Iowa Innovation Council sets goals for innovation
Last fall, President Barack Obama announced a national innovation strategy that would help drive entrepreneurial businesses and hopefully lead to the creation of new jobs. Also aiding the national innovation effort were the inclusion of $100 billion in the American Recovery and Reinvestment Act to support groundbreaking innovations, and the budget doubling of many agencies, including the National Science Foundation, that help support U.S. universities.
And, on July 14, the U.S. Department of Commerce announced the members of a National Advisory Council on Innovation and Entrepreneurship, which hopes to help develop policies that foster entrepreneurship and create jobs.
So where does Iowa stand amid the sudden national focus on innovation?
“There is a plethora of programs developed to support entrepreneurs and companies, but they are siloed,” said Karen Merrick of the Iowa Department of Economic Development (IDED). “They are not working together. So breaking down the silos is probably the one thing that must be done.”
Merrick is the team leader for the newly formed 29-member Iowa Innovation Council, which will advise and work with the IDED on public policy and initiatives to spur innovation-based economic development in Iowa.
The council, which held its first meeting in early July, was formed by consolidating three existing organizations within the IDED – the Bioscience Alliance, the Advanced Manufacturing Council and the Information Technology Council – and is made up of the state’s top business leaders and university representatives.
Though the state’s economic development strategy focuses primarily on traditional strategies such as recruiting new companies to the area, the hope is that the council can help make innovation a main part of the state’s overall strategy.
“Innovation is a sliver or a piece (of the strategy) that has become sort of the new way of thinking about economic development,” Merrick said.
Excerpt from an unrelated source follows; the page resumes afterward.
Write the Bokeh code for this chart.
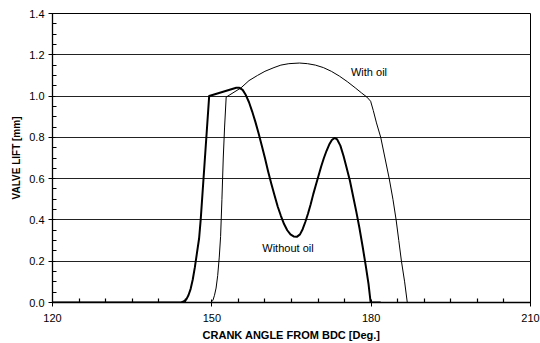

The IDED’s overall goal is to help existing companies with older product lines develop new products and to help start-up companies bring their innovative products to market. The focus on innovation is one reason many of the new members – many members from the three prior organizations are part of the council – are from very young companies. Merrick said about 60 to 70 percent of the members are from relatively new companies.
But before the advisory council can achieve its goal, it has to work on breaking down those silos of innovation resources. And that, Merrick said, is not only a challenge, but the reason the council will begin by working on a massive data collection effort.
At the council’s first meeting on July 9, the group talked about a road map with 12 significant work items the council will take on that will provide it with the ability to perform a gap analysis in an effort to determine strategic targets.
The council will also gather all resources available to entrepreneurs and review existing development programs and polices. It will then make recommendations to the IDED on how it can support further innovation development in the state.
At the first meeting, IDED Director Bret Mills spoke about his belief that there is a need to move the council out of just an advisory role and make it into a corporation. Kansas for example, has the Kansas Technology Corp. and Merrick said that is the typical model for states’ innovation organizations.
Though Merrick, who is assisted by IDED employee Gail Kotval, said the council’s efforts are a large undertaking, she said the program is playing catch-up.
“It is an aggressive agenda, but we also understand that a lot of the states that we are competing against in this sphere started this program, some as many as 20 years ago,” she said. “But we can look at what they have done and kind of leapfrog. So our aggressive agenda to create the innovation council is supported then by using these other models and moving this forward.”